Soccorrere curare condividere negoziare dialogare devono essere le nuove strategie politiche. E su queste strategie va riplasmata, cambiata, ribaltata la visione che abbiamo della società. La Cura dunque andrebbe praticata non solo dalle donne ma dagli uomini, almeno da quelli che vogliono stare nel mondo con un po’ meno di egoismo e asfittico prometeismo rispetto all’attuale. Non è una buona vita quella che si isola dallo sguardo dell’altro. La porta va tenuta aperta verso l’esterno. La Cura è una proposta per tutti, uomini e donne e per tutte le relazioni comprese quelle con l’ambiente e la natura.

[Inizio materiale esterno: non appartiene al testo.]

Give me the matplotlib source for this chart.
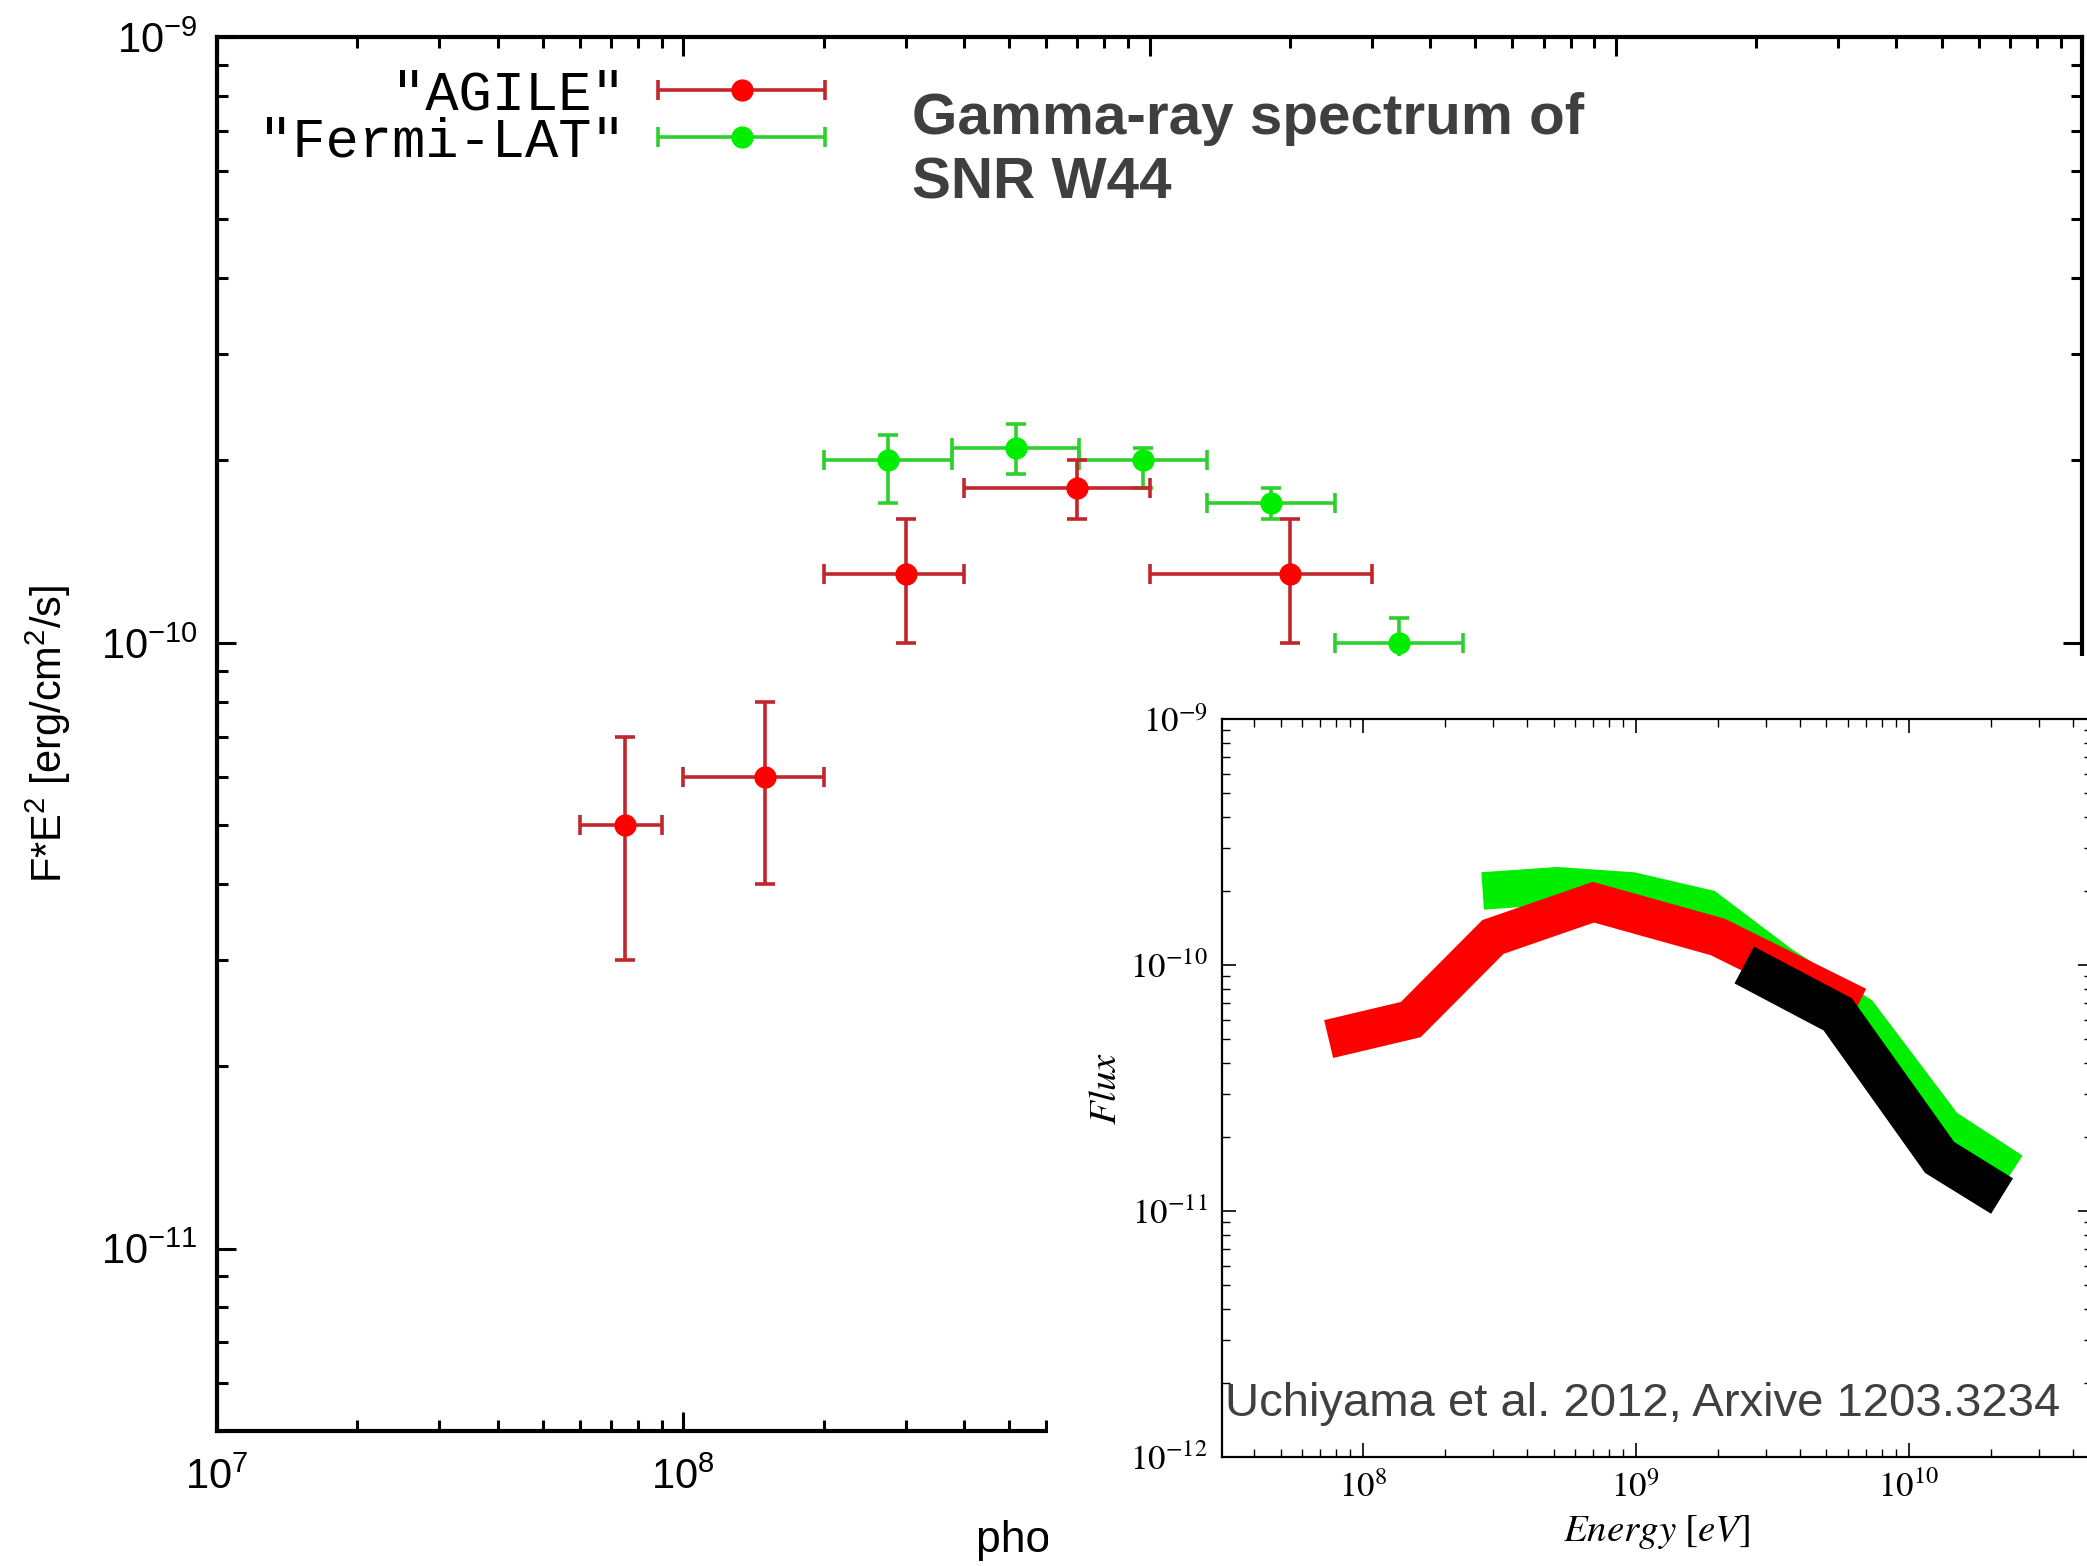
import matplotlib
matplotlib.use("Agg")
import matplotlib.pyplot as plt
from matplotlib.container import ErrorbarContainer
from matplotlib.legend_handler import HandlerErrorbar
from matplotlib.font_manager import FontProperties
from matplotlib.ticker import LogLocator, NullFormatter
import numpy as np

plt.rcParams['font.family'] = 'Liberation Sans'
plt.rcParams['mathtext.fontset'] = 'custom'
plt.rcParams['mathtext.rm'] = 'Liberation Sans'
plt.rcParams['mathtext.it'] = 'Liberation Sans:italic'

# AGILE points (energy bin edges in eV, E^2 F in erg/cm^2/s)
agile_e = [7.5e7, 1.5e8, 3.0e8, 7.0e8, 2.0e9]
agile_lo = [6.0e7, 1.0e8, 2.0e8, 4.0e8, 1.0e9]
agile_hi = [9.0e7, 2.0e8, 4.0e8, 1.0e9, 3.0e9]
agile_flux = [5.0e-11, 6.0e-11, 1.3e-10, 1.8e-10, 1.3e-10]
agile_err = [2.0e-11, 2.0e-11, 3.0e-11, 2.0e-11, 3.0e-11]

# Fermi-LAT points
fermi_e = [2.75e8, 5.16e8, 9.7e8, 1.82e9, 3.43e9]
fermi_lo = [2.0e8, 3.77e8, 7.07e8, 1.33e9, 2.5e9]
fermi_hi = [3.77e8, 7.07e8, 1.33e9, 2.5e9, 4.7e9]
fermi_flux = [2.0e-10, 2.1e-10, 2.0e-10, 1.7e-10, 1.0e-10]
fermi_err_lo = [3.0e-11, 2.0e-11, 2.0e-11, 1.0e-11, 1.0e-11]
fermi_err_hi = [2.0e-11, 2.0e-11, 1.0e-11, 1.0e-11, 1.0e-11]

# bands from Uchiyama et al. 2012
band_agile_e = [7.5e7, 1.5e8, 3.0e8, 7.0e8, 2.0e9, 6.5e9]
band_agile_f = [5.0e-11, 6.0e-11, 1.3e-10, 1.8e-10, 1.3e-10, 6.8e-11]
band_fermi_e = [2.75e8, 5.16e8, 9.7e8, 1.82e9, 3.43e9, 6.6e9, 1.35e10, 2.4e10]
band_fermi_f = [2.0e-10, 2.1e-10, 2.0e-10, 1.7e-10, 1.0e-10, 6.3e-11, 2.2e-11, 1.45e-11]
band_uchi_e = [2.5e9, 5.5e9, 1.3e10, 2.2e10]
band_uchi_f = [1.0e-10, 6.3e-11, 1.65e-11, 1.15e-11]

legend_labels = ['    "AGILE"', '"Fermi-LAT"']
inset_xticks = [1e8, 1e9, 1e10]
inset_xticklabels = [r'$\mathit{10^{8}}$', r'$\mathit{10^{9}}$', r'$\mathit{10^{10}}$']
inset_yticks = [1e-12, 1e-11, 1e-10, 1e-9]
inset_yticklabels = [r'$\mathit{10^{-12}}$', r'$\mathit{10^{-11}}$',
                     r'$\mathit{10^{-10}}$', r'$\mathit{10^{-9}}$']

W, H = 2087, 1566
fig = plt.figure(figsize=(W / 100, H / 100), dpi=100)

# ---- main panel
ax = fig.add_axes([217 / W, 135 / H, (2082 - 217) / W, (1431 - 37) / H])
ax.set_xscale('log')
ax.set_yscale('log')
ax.set_xlim(1e7, 1e11)
ax.set_ylim(5e-12, 1e-9)

red_bar = '#c0262b'
green_bar = '#2fcf2f'

agile_xerr = [np.array(agile_e) - np.array(agile_lo), np.array(agile_hi) - np.array(agile_e)]
fermi_xerr = [np.array(fermi_e) - np.array(fermi_lo), np.array(fermi_hi) - np.array(fermi_e)]

eb_a = ax.errorbar(agile_e, agile_flux, xerr=agile_xerr, yerr=agile_err, fmt='o',
                   color='#ff0000', ecolor=red_bar, elinewidth=2.6, capsize=7,
                   capthick=2.6, markersize=15, zorder=3)
eb_f = ax.errorbar(fermi_e, fermi_flux, xerr=fermi_xerr, yerr=[fermi_err_lo, fermi_err_hi],
                   fmt='o', color='#00ee00', ecolor=green_bar, elinewidth=2.6, capsize=7,
                   capthick=2.6, markersize=15, zorder=2)

for s in ax.spines.values():
    s.set_linewidth(3)
ax.tick_params(which='both', direction='in', top=True, right=True)
ax.tick_params(which='major', length=14, width=2.2, labelsize=30, pad=14)
ax.tick_params(axis='x', which='major', pad=19)
ax.tick_params(which='minor', length=8, width=2.2)
ax.xaxis.set_minor_formatter(NullFormatter())
ax.yaxis.set_minor_formatter(NullFormatter())

ax.set_ylabel(r'F*E$^2$ [erg/cm$^2$/s]', fontsize=30)
ax.yaxis.set_label_coords(-0.077, 0.5)
ax.set_xlabel('photon energy [eV]', fontsize=32, ha='left')
ax.xaxis.set_label_coords(0.407, -0.064)

ax.legend(handles=[eb_a, eb_f], labels=legend_labels,
          handler_map={ErrorbarContainer: HandlerErrorbar(xerr_size=1.5, yerr_size=0)},
          prop=FontProperties(family='Liberation Mono', size=40),
          markerfirst=False, frameon=False, handlelength=3, handletextpad=0.6,
          labelspacing=-0.08, borderpad=0, borderaxespad=0, loc='upper right',
          bbox_to_anchor=(825 / W, 1 - 69 / H), bbox_transform=fig.transFigure)

fig.text(912 / W, 1 - 92 / H, 'Gamma-ray spectrum of\nSNR W44', fontsize=42,
         fontweight='bold', color='#3f3f3f', ha='left', va='top', linespacing=1.24)

# ---- white backing for the inset
box = fig.add_axes([1048 / W, 0, 1 - 1048 / W, (H - 656) / H])
box.set_facecolor('white')
box.set_xticks([])
box.set_yticks([])
for s in box.spines.values():
    s.set_visible(False)

# ---- inset: Uchiyama et al. bands
ax_in = fig.add_axes([1222 / W, 109 / H, (2092 - 1222) / W, (1457 - 719) / H])
ax_in.set_xscale('log')
ax_in.set_yscale('log')
ax_in.set_xlim(3.05e7, 4.7e10)
ax_in.set_ylim(1e-12, 1e-9)

ax_in.plot(band_fermi_e, band_fermi_f, color='#00ee00', lw=27,
           solid_capstyle='butt', solid_joinstyle='miter', zorder=2)
ax_in.plot(band_agile_e, band_agile_f, color='#ff0000', lw=28,
           solid_capstyle='butt', solid_joinstyle='miter', zorder=3)
ax_in.plot(band_uchi_e, band_uchi_f, color='#000000', lw=30,
           solid_capstyle='butt', solid_joinstyle='miter', zorder=4)

ax_in.set_xticks(inset_xticks, labels=inset_xticklabels, math_fontfamily='stix', fontsize=25)
ax_in.set_yticks(inset_yticks, labels=inset_yticklabels, math_fontfamily='stix', fontsize=25)
ax_in.xaxis.set_minor_locator(LogLocator(subs=np.arange(2, 10)))
ax_in.yaxis.set_minor_locator(LogLocator(subs=np.arange(2, 10)))
ax_in.xaxis.set_minor_formatter(NullFormatter())
ax_in.yaxis.set_minor_formatter(NullFormatter())
for s in ax_in.spines.values():
    s.set_linewidth(1.6)
ax_in.tick_params(which='both', direction='in', top=True, right=True)
ax_in.tick_params(which='major', length=10, width=1.2, pad=10)
ax_in.tick_params(which='minor', length=5.5, width=1.0)

ax_in.set_xlabel(r'$Energy\ [eV]$', fontsize=28, math_fontfamily='stix')
ax_in.xaxis.set_label_coords(0.5, -0.076)
ax_in.set_ylabel(r'$Flux$', fontsize=28, math_fontfamily='stix')
ax_in.yaxis.set_label_coords(-0.113, 0.5)

ax_in.text(0.004, 0.072, 'Uchiyama et al. 2012, Arxive 1203.3234', transform=ax_in.transAxes,
           fontsize=34, color='#404040', ha='left', va='center')

fig.savefig('out.png', dpi=100)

Ma come ha pensato di risolvere il nodo della Cura la sinistra? Attraverso le garanzie collettive e i diritti sociali e dell’eguaglianza. Eppure, ci sono anche molte persone povere, indigenti, non privilegiate, che non rivendicano e si battono per i diritti (cioè per la giustizia) ma per la care, la Cura.
La Cura mette in moto una disposizione a sentire i bisogni di qualcun altro con una intensità che non sapevi di possedere. Spezza la fantasia e l’orgoglio di una individualità autosufficiente e compiuta in se stessa. L’irresponsabilità e la disattenzione. Non ti consente più di pensare “la società” ignorando la normalità della dipendenza. I soggetti del contratto sociale di solito sono i contraenti adulti, liberi e indipendenti – maschi. In un simile quadro il farsi carico degli altri scompare. C’è individualismo, povertà di relazioni.
Su tutto questo bisogna provare a discutere.
Le forme della Cura prendono strade silenziose, non roboanti, capaci però di costruire comunità flessibili, rimettendo al centro della progettazione sociale anche il tempo, il sentire, il sapere della Cura. Il suo incessante mutare, il nostro incessante imparare. In fondo, questo è ciò che proviamo a fare con le Accademie.